Task to complete -> Copy out the records in full, word for word, without pictures.

begin Available records

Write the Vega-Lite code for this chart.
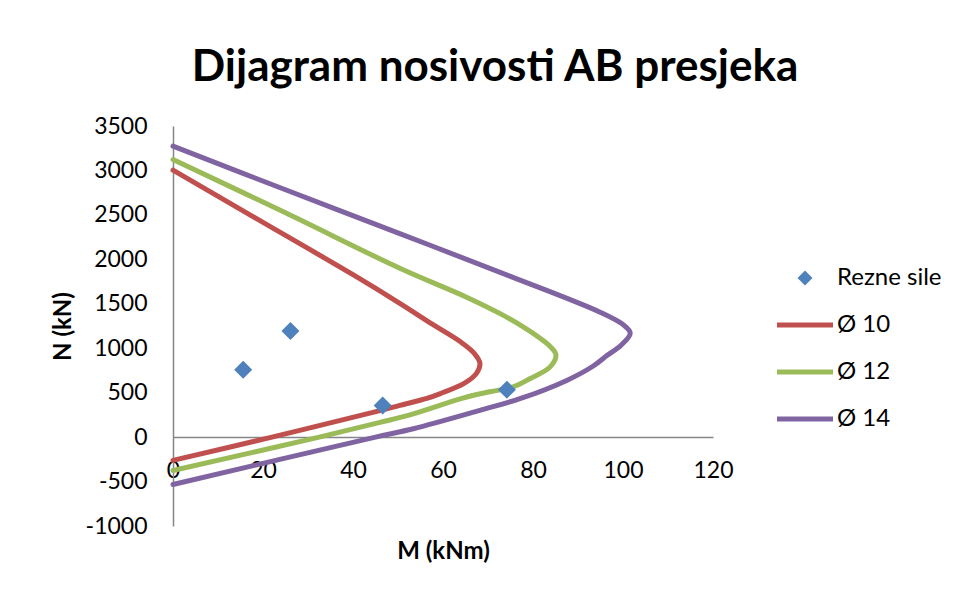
{
  "$schema": "https://vega.github.io/schema/vega-lite/v6.json",
  "width": 540,
  "height": 400,
  "autosize": {"type": "none"},
  "padding": {"left": 173, "top": 126, "right": 243, "bottom": 63},
  "background": "white",
  "config": {
    "view": {"stroke": null},
    "font": "Lato",
    "axis": {
      "grid": false,
      "ticks": false,
      "tickSize": 0,
      "domainColor": "#868686",
      "domainWidth": 1.5,
      "labelFont": "Lato",
      "labelFontSize": 23,
      "labelColor": "black",
      "titleFont": "Lato",
      "titleFontSize": 24,
      "titleFontWeight": "bold",
      "titleColor": "black"
    }
  },
  "title": {
    "text": "Dijagram nosivosti AB presjeka",
    "font": "Lato",
    "fontSize": 44,
    "fontWeight": "bold",
    "color": "black",
    "anchor": "middle",
    "dx": 52,
    "offset": 25
  },
  "data": {
    "values": [
      {"series": "Ø 10", "i": 0, "M": 0, "N": 3003},
      {"series": "Ø 10", "i": 1, "M": 20, "N": 2415},
      {"series": "Ø 10", "i": 2, "M": 40, "N": 1827},
      {"series": "Ø 10", "i": 3, "M": 50.4, "N": 1505},
      {"series": "Ø 10", "i": 4, "M": 57.8, "N": 1265},
      {"series": "Ø 10", "i": 5, "M": 63.8, "N": 1075},
      {"series": "Ø 10", "i": 6, "M": 66.8, "N": 950},
      {"series": "Ø 10", "i": 7, "M": 68.2, "N": 830},
      {"series": "Ø 10", "i": 8, "M": 67.4, "N": 714},
      {"series": "Ø 10", "i": 9, "M": 64.6, "N": 601},
      {"series": "Ø 10", "i": 10, "M": 59.4, "N": 490},
      {"series": "Ø 10", "i": 11, "M": 56.4, "N": 435},
      {"series": "Ø 10", "i": 12, "M": 50.4, "N": 357},
      {"series": "Ø 10", "i": 13, "M": 46, "N": 298},
      {"series": "Ø 10", "i": 14, "M": 22, "N": 0},
      {"series": "Ø 10", "i": 15, "M": 0, "N": -262},
      {"series": "Ø 12", "i": 0, "M": 0, "N": 3123},
      {"series": "Ø 12", "i": 1, "M": 25, "N": 2523},
      {"series": "Ø 12", "i": 2, "M": 50.4, "N": 1900},
      {"series": "Ø 12", "i": 3, "M": 65, "N": 1580},
      {"series": "Ø 12", "i": 4, "M": 72.7, "N": 1389},
      {"series": "Ø 12", "i": 5, "M": 78, "N": 1235},
      {"series": "Ø 12", "i": 6, "M": 81.5, "N": 1115},
      {"series": "Ø 12", "i": 7, "M": 84, "N": 1010},
      {"series": "Ø 12", "i": 8, "M": 85.1, "N": 925},
      {"series": "Ø 12", "i": 9, "M": 83.8, "N": 790},
      {"series": "Ø 12", "i": 10, "M": 79.3, "N": 657},
      {"series": "Ø 12", "i": 11, "M": 75.6, "N": 565},
      {"series": "Ø 12", "i": 12, "M": 70.4, "N": 510},
      {"series": "Ø 12", "i": 13, "M": 64.6, "N": 442},
      {"series": "Ø 12", "i": 14, "M": 53.4, "N": 262},
      {"series": "Ø 12", "i": 15, "M": 46, "N": 165},
      {"series": "Ø 12", "i": 16, "M": 32.5, "N": 0},
      {"series": "Ø 12", "i": 17, "M": 0, "N": -375},
      {"series": "Ø 14", "i": 0, "M": 0, "N": 3273},
      {"series": "Ø 14", "i": 1, "M": 25, "N": 2783},
      {"series": "Ø 14", "i": 2, "M": 50.4, "N": 2290},
      {"series": "Ø 14", "i": 3, "M": 75, "N": 1808},
      {"series": "Ø 14", "i": 4, "M": 94.9, "N": 1405},
      {"series": "Ø 14", "i": 5, "M": 100.1, "N": 1262},
      {"series": "Ø 14", "i": 6, "M": 101.6, "N": 1170},
      {"series": "Ø 14", "i": 7, "M": 99.5, "N": 1030},
      {"series": "Ø 14", "i": 8, "M": 96.5, "N": 920},
      {"series": "Ø 14", "i": 9, "M": 93.4, "N": 800},
      {"series": "Ø 14", "i": 10, "M": 87.5, "N": 638},
      {"series": "Ø 14", "i": 11, "M": 77.1, "N": 432},
      {"series": "Ø 14", "i": 12, "M": 68.2, "N": 301},
      {"series": "Ø 14", "i": 13, "M": 53.4, "N": 94},
      {"series": "Ø 14", "i": 14, "M": 45, "N": 0},
      {"series": "Ø 14", "i": 15, "M": 0, "N": -533},
      {"series": "Rezne sile", "i": 0, "M": 15.6, "N": 759},
      {"series": "Rezne sile", "i": 1, "M": 26.1, "N": 1194},
      {"series": "Rezne sile", "i": 2, "M": 46.6, "N": 357},
      {"series": "Rezne sile", "i": 3, "M": 74.2, "N": 534}
    ]
  },
  "layer": [
    {
      "transform": [{"filter": "datum.series !== 'Rezne sile'"}],
      "mark": {"type": "line", "strokeWidth": 5, "interpolate": "catmull-rom", "strokeCap": "round", "strokeJoin": "round"},
      "encoding": {
        "x": {
          "field": "M", "type": "quantitative",
          "scale": {"domain": [0, 120], "nice": false, "zero": false},
          "axis": {"title": "M (kNm)", "values": [0, 20, 40, 60, 80, 100, 120], "labelExpr": "'' + datum.value", "offset": -88.9, "labelPadding": 22, "labelBaseline": "top", "labelFlush": false, "labelOverlap": false, "titlePadding": 57}
        },
        "y": {
          "field": "N", "type": "quantitative",
          "scale": {"domain": [-1000, 3500], "nice": false, "zero": false},
          "axis": {"title": "N (kN)", "values": [-1000, -500, 0, 500, 1000, 1500, 2000, 2500, 3000, 3500], "labelExpr": "'' + datum.value", "labelPadding": 26, "labelFlush": false, "labelOverlap": false, "titlePadding": 10}
        },
        "color": {
          "field": "series", "type": "nominal",
          "scale": {"domain": ["Rezne sile", "Ø 10", "Ø 12", "Ø 14"], "range": ["#4F81BD", "#C0504D", "#9BBB59", "#8064A2"]},
          "legend": {
            "title": null,
            "orient": "none",
            "legendX": 604,
            "legendY": 140,
            "padding": 0,
            "symbolType": "stroke",
            "symbolStrokeWidth": 5,
            "symbolOffset": 16,
            "rowPadding": 23,
            "labelFont": "Lato",
            "labelFontSize": 24,
            "labelColor": "black",
            "labelOffset": 20,
            "labelLimit": 200,
            "encode": {
              "symbols": {
                "update": {
                  "shape": {"signal": "datum.value === 'Rezne sile' ? 'diamond' : 'stroke'"},
                  "size": {"signal": "datum.value === 'Rezne sile' ? 225 : 3136"},
                  "strokeWidth": {"signal": "datum.value === 'Rezne sile' ? 0 : 5"},
                  "fill": {"signal": "scale('color', datum.value)"},
                  "stroke": {"signal": "scale('color', datum.value)"},
                  "opacity": {"value": 1},
                  "fillOpacity": {"value": 1},
                  "strokeOpacity": {"value": 1}
                }
              }
            }
          }
        },
        "order": {"field": "i", "type": "quantitative"}
      }
    },
    {
      "transform": [{"filter": "datum.series === 'Rezne sile'"}],
      "mark": {"type": "point", "shape": "diamond", "filled": true, "size": 324, "opacity": 1},
      "encoding": {
        "x": {"field": "M", "type": "quantitative"},
        "y": {"field": "N", "type": "quantitative"},
        "color": {"field": "series", "type": "nominal"}
      }
    }
  ]
}
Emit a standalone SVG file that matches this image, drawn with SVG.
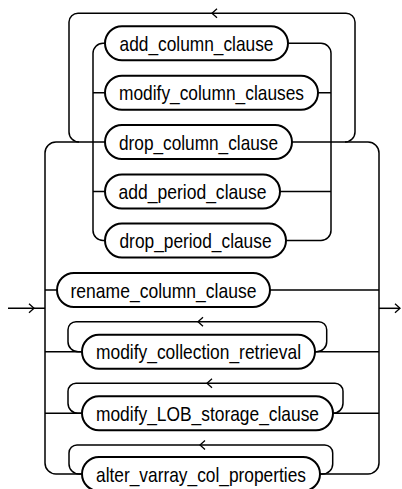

end Available records

Response to this exercise ->
Write the Vega-Lite code for this chart.
{
  "$schema": "https://vega.github.io/schema/vega-lite/v6.json",
  "width": 540,
  "height": 400,
  "autosize": {"type": "none"},
  "padding": {"left": 173, "top": 126, "right": 243, "bottom": 63},
  "background": "white",
  "config": {
    "view": {"stroke": null},
    "font": "Lato",
    "axis": {
      "grid": false,
      "ticks": false,
      "tickSize": 0,
      "domainColor": "#868686",
      "domainWidth": 1.5,
      "labelFont": "Lato",
      "labelFontSize": 23,
      "labelColor": "black",
      "titleFont": "Lato",
      "titleFontSize": 24,
      "titleFontWeight": "bold",
      "titleColor": "black"
    }
  },
  "title": {
    "text": "Dijagram nosivosti AB presjeka",
    "font": "Lato",
    "fontSize": 44,
    "fontWeight": "bold",
    "color": "black",
    "anchor": "middle",
    "dx": 52,
    "offset": 25
  },
  "data": {
    "values": [
      {"series": "Ø 10", "i": 0, "M": 0, "N": 3003},
      {"series": "Ø 10", "i": 1, "M": 20, "N": 2415},
      {"series": "Ø 10", "i": 2, "M": 40, "N": 1827},
      {"series": "Ø 10", "i": 3, "M": 50.4, "N": 1505},
      {"series": "Ø 10", "i": 4, "M": 57.8, "N": 1265},
      {"series": "Ø 10", "i": 5, "M": 63.8, "N": 1075},
      {"series": "Ø 10", "i": 6, "M": 66.8, "N": 950},
      {"series": "Ø 10", "i": 7, "M": 68.2, "N": 830},
      {"series": "Ø 10", "i": 8, "M": 67.4, "N": 714},
      {"series": "Ø 10", "i": 9, "M": 64.6, "N": 601},
      {"series": "Ø 10", "i": 10, "M": 59.4, "N": 490},
      {"series": "Ø 10", "i": 11, "M": 56.4, "N": 435},
      {"series": "Ø 10", "i": 12, "M": 50.4, "N": 357},
      {"series": "Ø 10", "i": 13, "M": 46, "N": 298},
      {"series": "Ø 10", "i": 14, "M": 22, "N": 0},
      {"series": "Ø 10", "i": 15, "M": 0, "N": -262},
      {"series": "Ø 12", "i": 0, "M": 0, "N": 3123},
      {"series": "Ø 12", "i": 1, "M": 25, "N": 2523},
      {"series": "Ø 12", "i": 2, "M": 50.4, "N": 1900},
      {"series": "Ø 12", "i": 3, "M": 65, "N": 1580},
      {"series": "Ø 12", "i": 4, "M": 72.7, "N": 1389},
      {"series": "Ø 12", "i": 5, "M": 78, "N": 1235},
      {"series": "Ø 12", "i": 6, "M": 81.5, "N": 1115},
      {"series": "Ø 12", "i": 7, "M": 84, "N": 1010},
      {"series": "Ø 12", "i": 8, "M": 85.1, "N": 925},
      {"series": "Ø 12", "i": 9, "M": 83.8, "N": 790},
      {"series": "Ø 12", "i": 10, "M": 79.3, "N": 657},
      {"series": "Ø 12", "i": 11, "M": 75.6, "N": 565},
      {"series": "Ø 12", "i": 12, "M": 70.4, "N": 510},
      {"series": "Ø 12", "i": 13, "M": 64.6, "N": 442},
      {"series": "Ø 12", "i": 14, "M": 53.4, "N": 262},
      {"series": "Ø 12", "i": 15, "M": 46, "N": 165},
      {"series": "Ø 12", "i": 16, "M": 32.5, "N": 0},
      {"series": "Ø 12", "i": 17, "M": 0, "N": -375},
      {"series": "Ø 14", "i": 0, "M": 0, "N": 3273},
      {"series": "Ø 14", "i": 1, "M": 25, "N": 2783},
      {"series": "Ø 14", "i": 2, "M": 50.4, "N": 2290},
      {"series": "Ø 14", "i": 3, "M": 75, "N": 1808},
      {"series": "Ø 14", "i": 4, "M": 94.9, "N": 1405},
      {"series": "Ø 14", "i": 5, "M": 100.1, "N": 1262},
      {"series": "Ø 14", "i": 6, "M": 101.6, "N": 1170},
      {"series": "Ø 14", "i": 7, "M": 99.5, "N": 1030},
      {"series": "Ø 14", "i": 8, "M": 96.5, "N": 920},
      {"series": "Ø 14", "i": 9, "M": 93.4, "N": 800},
      {"series": "Ø 14", "i": 10, "M": 87.5, "N": 638},
      {"series": "Ø 14", "i": 11, "M": 77.1, "N": 432},
      {"series": "Ø 14", "i": 12, "M": 68.2, "N": 301},
      {"series": "Ø 14", "i": 13, "M": 53.4, "N": 94},
      {"series": "Ø 14", "i": 14, "M": 45, "N": 0},
      {"series": "Ø 14", "i": 15, "M": 0, "N": -533},
      {"series": "Rezne sile", "i": 0, "M": 15.6, "N": 759},
      {"series": "Rezne sile", "i": 1, "M": 26.1, "N": 1194},
      {"series": "Rezne sile", "i": 2, "M": 46.6, "N": 357},
      {"series": "Rezne sile", "i": 3, "M": 74.2, "N": 534}
    ]
  },
  "layer": [
    {
      "transform": [{"filter": "datum.series !== 'Rezne sile'"}],
      "mark": {"type": "line", "strokeWidth": 5, "interpolate": "catmull-rom", "strokeCap": "round", "strokeJoin": "round"},
      "encoding": {
        "x": {
          "field": "M", "type": "quantitative",
          "scale": {"domain": [0, 120], "nice": false, "zero": false},
          "axis": {"title": "M (kNm)", "values": [0, 20, 40, 60, 80, 100, 120], "labelExpr": "'' + datum.value", "offset": -88.9, "labelPadding": 22, "labelBaseline": "top", "labelFlush": false, "labelOverlap": false, "titlePadding": 57}
        },
        "y": {
          "field": "N", "type": "quantitative",
          "scale": {"domain": [-1000, 3500], "nice": false, "zero": false},
          "axis": {"title": "N (kN)", "values": [-1000, -500, 0, 500, 1000, 1500, 2000, 2500, 3000, 3500], "labelExpr": "'' + datum.value", "labelPadding": 26, "labelFlush": false, "labelOverlap": false, "titlePadding": 10}
        },
        "color": {
          "field": "series", "type": "nominal",
          "scale": {"domain": ["Rezne sile", "Ø 10", "Ø 12", "Ø 14"], "range": ["#4F81BD", "#C0504D", "#9BBB59", "#8064A2"]},
          "legend": {
            "title": null,
            "orient": "none",
            "legendX": 604,
            "legendY": 140,
            "padding": 0,
            "symbolType": "stroke",
            "symbolStrokeWidth": 5,
            "symbolOffset": 16,
            "rowPadding": 23,
            "labelFont": "Lato",
            "labelFontSize": 24,
            "labelColor": "black",
            "labelOffset": 20,
            "labelLimit": 200,
            "encode": {
              "symbols": {
                "update": {
                  "shape": {"signal": "datum.value === 'Rezne sile' ? 'diamond' : 'stroke'"},
                  "size": {"signal": "datum.value === 'Rezne sile' ? 225 : 3136"},
                  "strokeWidth": {"signal": "datum.value === 'Rezne sile' ? 0 : 5"},
                  "fill": {"signal": "scale('color', datum.value)"},
                  "stroke": {"signal": "scale('color', datum.value)"},
                  "opacity": {"value": 1},
                  "fillOpacity": {"value": 1},
                  "strokeOpacity": {"value": 1}
                }
              }
            }
          }
        },
        "order": {"field": "i", "type": "quantitative"}
      }
    },
    {
      "transform": [{"filter": "datum.series === 'Rezne sile'"}],
      "mark": {"type": "point", "shape": "diamond", "filled": true, "size": 324, "opacity": 1},
      "encoding": {
        "x": {"field": "M", "type": "quantitative"},
        "y": {"field": "N", "type": "quantitative"},
        "color": {"field": "series", "type": "nominal"}
      }
    }
  ]
}
Emit a standalone SVG file that matches this image, drawn with SVG.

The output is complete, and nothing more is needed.